Q: Tell us about an instance where you had to go against the flow to realize your goal.
Lynn: Much of my academic career has involved going against the flow. Only 16% of professional philosophers are women, and women represent only 26% of college and university presidents. Women often risk the scorn of their peers by taking on leadership roles without conforming to authoritarian, patriarchal structures. I am steadfast in my commitment to authentic leadership, collaboration, and cooperation as a means of achieving institutional objectives.
Q: What advice would you give women who worry about whether women can have it all?
Lynn: Most discussions of "having it all" center on balancing work and children, but that definition of "all" is incomplete. Women are more than two-dimensional humans. Women also want to spend time on other aspects of their lives: art, politics, faith, experiencing the natural world.

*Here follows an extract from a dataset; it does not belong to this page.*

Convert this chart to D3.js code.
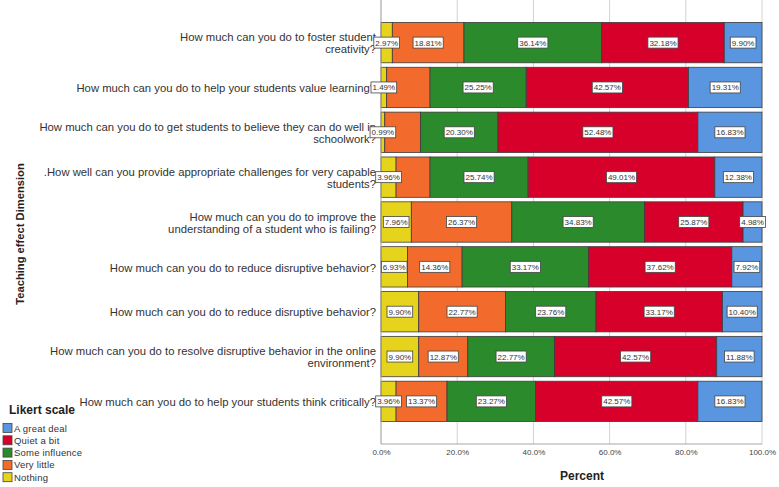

Left to pursue only two dimensions of our lives leaves other parts of who we are under-cultivated.
- We need to be mindful of who is left out in conversations of women and work/life balance. The argument is largely framed in terms of balancing work and child rearing responsibilities. Many women chose not to have or cannot have children. Yet, seeking a balance in their lives between work and personal obligations and interests is equally important.
Q: LinkedIn style - If you were to give advice to your 22 year old self, what would it be?
Lynn: Be yourself, follow your passions, remember where you came from, take some risks, and hang on--the best is yet to come!